Biography: Pamela Logan
Dr. Logan's professional training was at Stanford University where she earned a doctorate in Aerospace Science, and at the California Institute of Technology where she received a Bachelor's and Master's degrees in Mechanical Engineering. Subsequently she was employed for three years at the University of California at Los Angeles as a lecturer and research engineer in laser diagnostics applied to experimental combustion. She also holds a third-degree black belt in Shotokan karate, a Japanese martial art.
Parallel to her career as a scientist she has developed a talent for photojournalism, publishing articles and photographs in China Geographic Monthly, Asia Magazine, The Los Angeles Times, The Christian Science Monitor, Silkroad, Footprints, The Explorer, The California Tech, Shotokan, as well as a number of scientific journals. She has recorded the landscape and traditions of inhabitants of ten countries scattered across the globe, with special emphasis on the minority nationalities of China.
Inspired by her martial arts background, in 1991 Dr. Logan embarked on a project to investigate warrior tribes of eastern Tibet. In the course of her research, which was sponsored by the Durfee Foundation of southern California, she traveled over much of western China by train, truck, horseback, mountain bike, yak-hide coracle, and foot. Her book about these adventures, Among Warriors: A Martial Artist in Tibet , -will be published by Overlook Press in 1996. In preparing for this project she studied the Mandarin and Tibetan languages, acquiring a working knowledge of both.
In the spring of 1993 she returned to China to undertake a four-month study of minority assimilation in Inner Mongolia, again funded by the Durfee Foundation. That year also marked the start of her full-time involvement with the China Exploration & Research Society (CERS). Based in Los Angeles and Hong Kong, CERS conducts a variety of interdisciplinary field projects in China. In the summer of 1993 Dr. Logan took part in a CERS expedition to Tibet's Changtang plateau, and to southern Xinjiang.
In 1994 she was called upon to manage a CERS project whose aim is architectural conservation of Tibetan monasteries in western Sichuan province. In 1994 and 1995 she led international teams of specialists to two sites (both accessible only by traveling horseback) where the conservation work will be focussed and a training program in mural conservation will be established.

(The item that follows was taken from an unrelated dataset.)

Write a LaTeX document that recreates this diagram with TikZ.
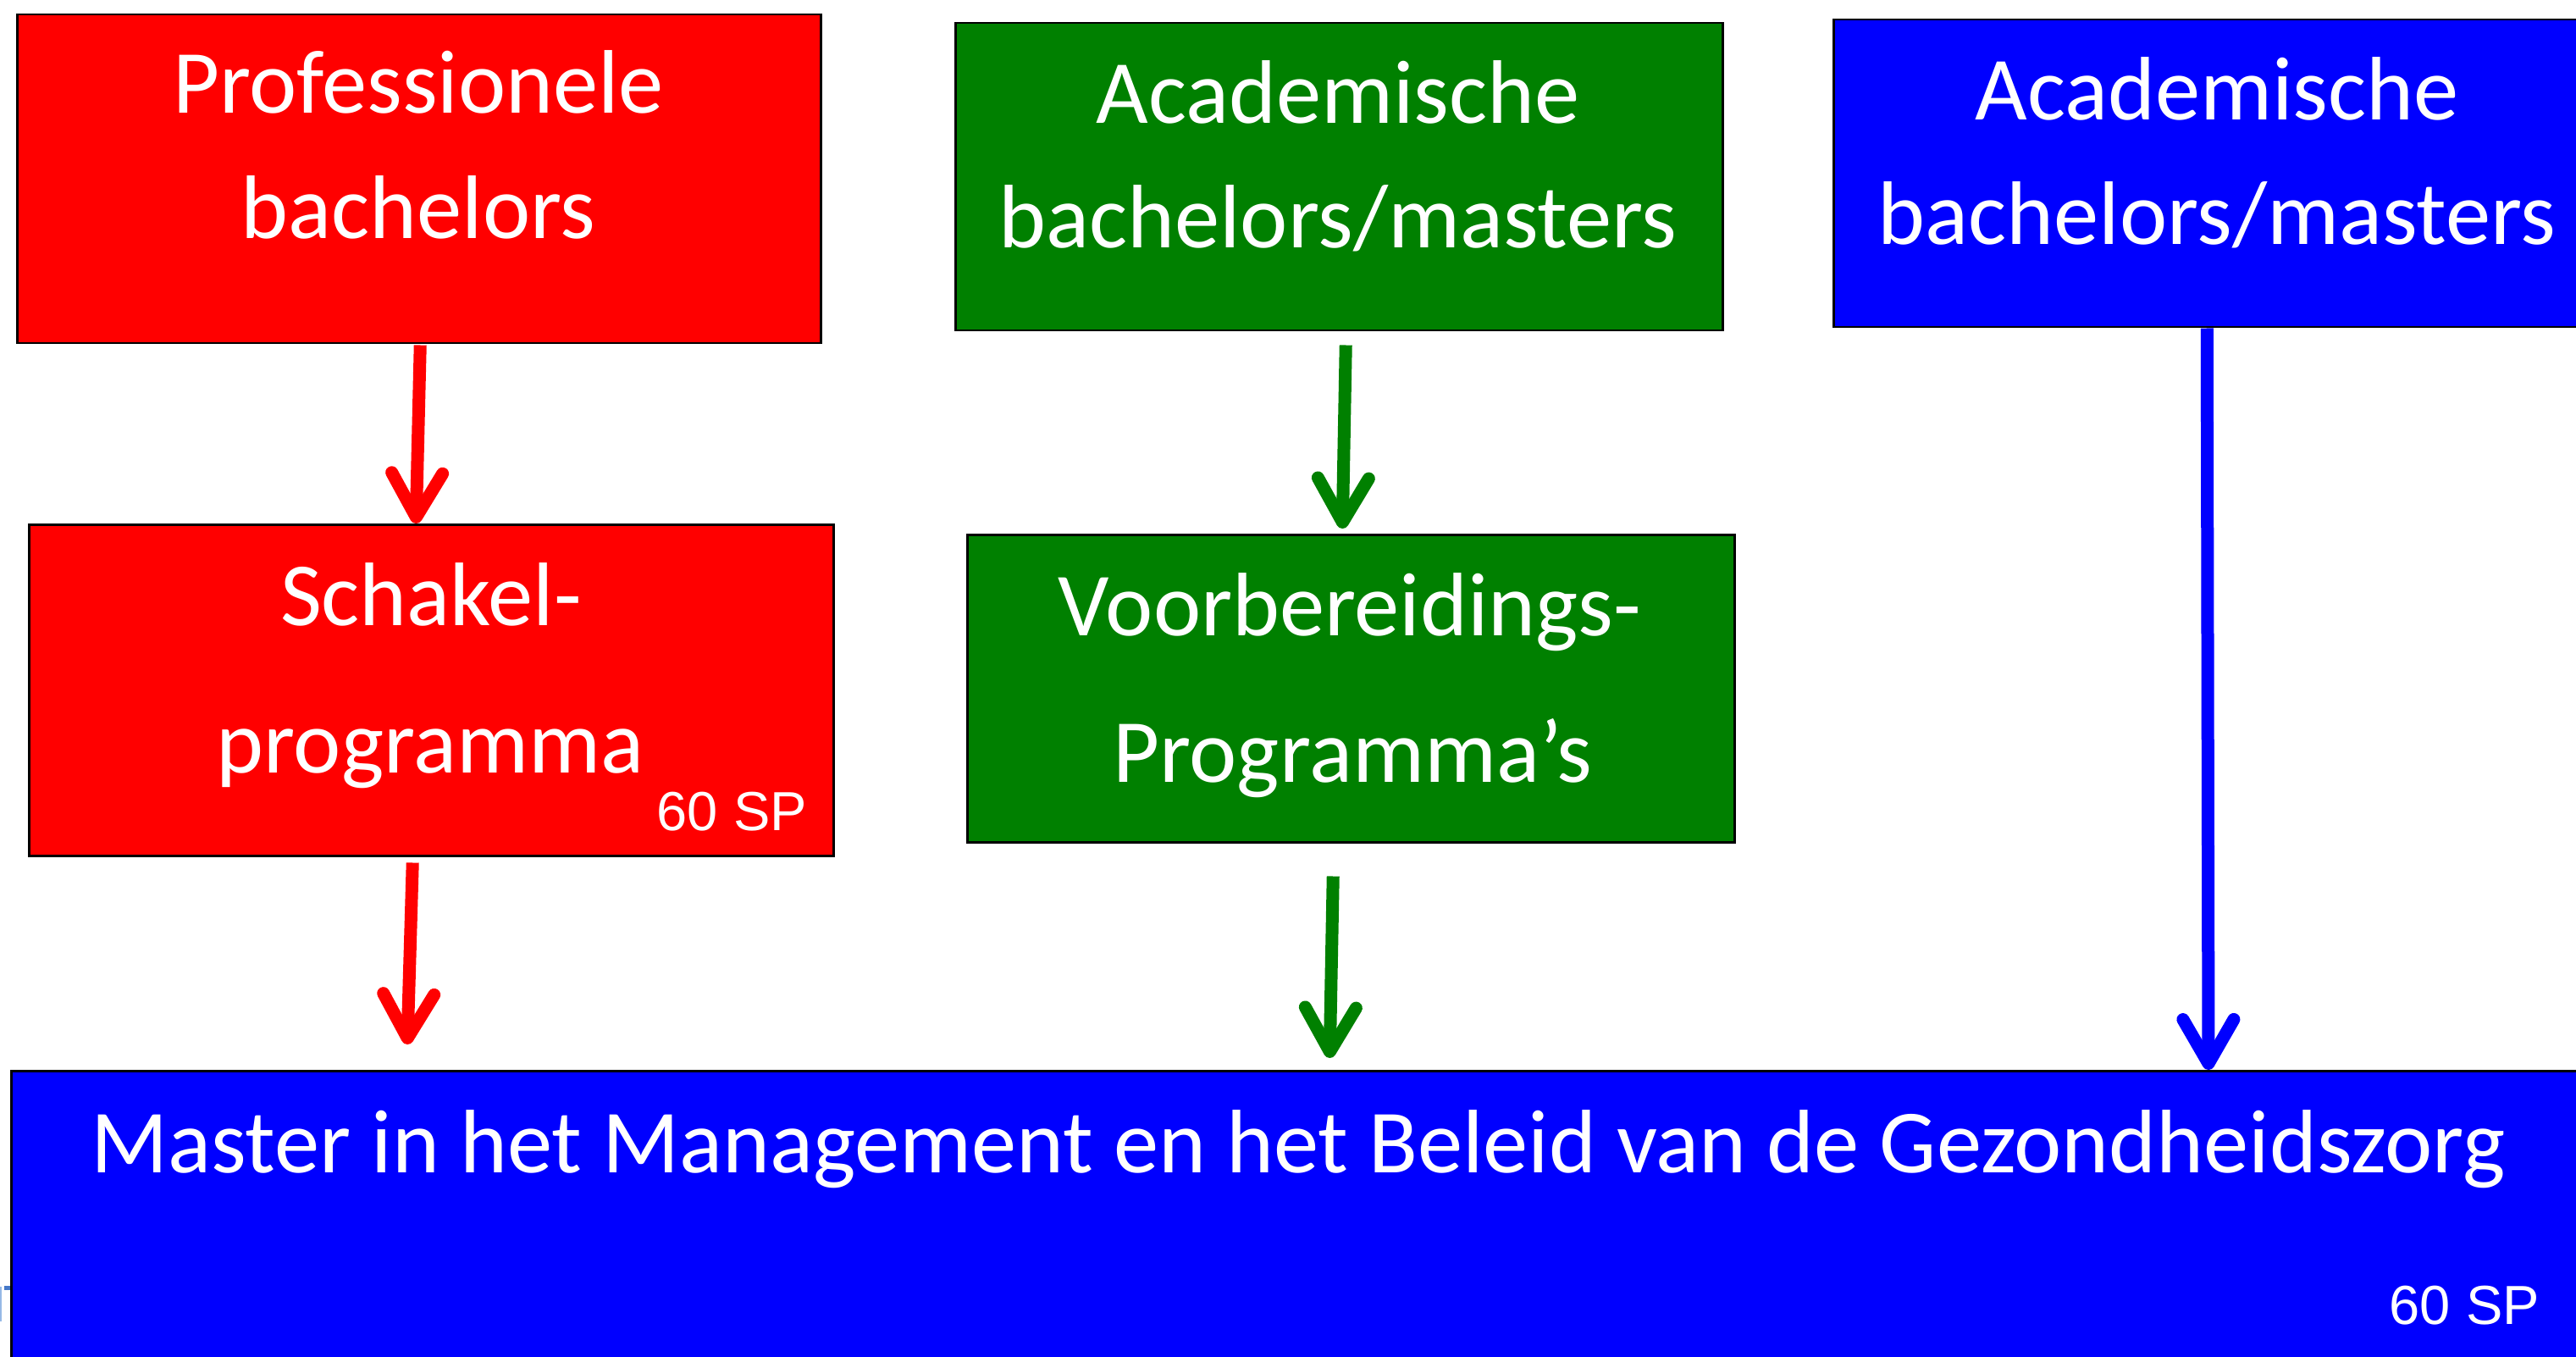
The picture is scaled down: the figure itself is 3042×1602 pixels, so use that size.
\documentclass[tikz,border=0pt]{standalone}
\usepackage{fontspec}
\setmainfont{Carlito}
\newfontfamily\arialf{Liberation Sans}
\usetikzlibrary{arrows.meta}
\definecolor{pred}{RGB}{255,0,0}
\definecolor{pgreen}{RGB}{0,128,0}
\definecolor{pblue}{RGB}{0,0,255}
\definecolor{artblue}{RGB}{70,120,200}
\definecolor{artlight}{RGB}{150,185,230}
\begin{document}
\begin{tikzpicture}[x=1pt,y=-1pt,
  box/.style={draw=black, line width=2.5pt, inner sep=0pt, anchor=north west},
  big/.style={text=white, font=\fontsize{106.5}{128}\selectfont, inner sep=0pt, anchor=base},
  sp/.style={text=white, font=\arialf\fontsize{65}{78}\selectfont, inner sep=0pt, anchor=base east},
  conn/.style={line width=15pt, -{Straight Barb[length=52pt,width=60pt,round]}}]
\useasboundingbox (0,0) rectangle (3042,1602);
\clip (0,0) rectangle (3042,1602);
\fill[white] (0,0) rectangle (3042,1602);

% boxes
\node[box, fill=pred,   minimum width=949pt,  minimum height=388pt] (b1) at (19,16) {};
\node[box, fill=pgreen, minimum width=906pt,  minimum height=363pt] (b2) at (1127,26) {};
\node[box, fill=pblue,  minimum width=908pt,  minimum height=363pt] (b3) at (2164,22) {};
\node[box, fill=pred,   minimum width=950pt,  minimum height=391pt] (b4) at (33,618) {};
\node[box, fill=pgreen, minimum width=906pt,  minimum height=363pt] (b5) at (1141,630) {};
\node[box, fill=pblue,  minimum width=3042pt, minimum height=380pt] (b6) at (12,1263) {};

% texts
\node[big] (t1a) at (494,134) {Professionele};
\node[big] (t1b) at (494,282) {bachelors};
\node[big] (t2a) at (1580,146) {Academische};
\node[big] (t2b) at (1580,293) {bachelors/masters};
\node[big] (t3a) at (2618,142) {Academische};
\node[big] (t3b) at (2618,289) {bachelors/masters};
\node[big] (t4a) at (509,738) {Schakel-};
\node[big] (t4b) at (508,912) {programma};
\node[big] (t5a) at (1594,750) {Voorbereidings-};
\node[big] (t5b) at (1597,923) {Programma’s};
\node[big] (t6) at (1533,1384) {Master in het Management en het Beleid van de Gezondheidszorg};
\node[sp] (sp4) at (953,980) {60 SP};
\node[sp] (sp6) at (2999,1563) {60 SP};

% connectors
\draw[conn, pred]   ([xshift=1.5pt,yshift=-1pt]b1.south) -- ([xshift=-18pt]b4.north);
\draw[conn, pred]   ([xshift=-22pt,yshift=-7pt]b4.south) -- ([xshift=469pt,yshift=30pt]b6.north west);
\draw[conn, pgreen] ([xshift=8pt,yshift=-16pt]b2.south) -- ([xshift=-10pt,yshift=6pt]b5.north);
\draw[conn, pgreen] ([xshift=-21pt,yshift=-39pt]b5.south) -- ([xshift=36pt,yshift=14pt]b6.north);
\draw[conn, pblue]  ([xshift=-13pt]b3.south) -- ([xshift=2596pt]b6.north west);

% small leftover mark at the left edge
\fill[artblue] (5,1518) rectangle (12,1523);
\draw[artlight, line width=2pt] (1,1519) -- (1,1560);
\end{tikzpicture}
\end{document}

At present she holds the post of Research Director of CERS. In this role she is working with NASA on a study of the Silk Route that will use Spaceborne Imaging Radar to identify man-made artifacts under the sands of the Taklamakan desert. She has also assisted the World Monuments Fund in obtaining radar images of Angkor in Cambodia, and has traveled to Tuva, Russia to join a Golden Griffen Foundation archeological dig as expedition journalist.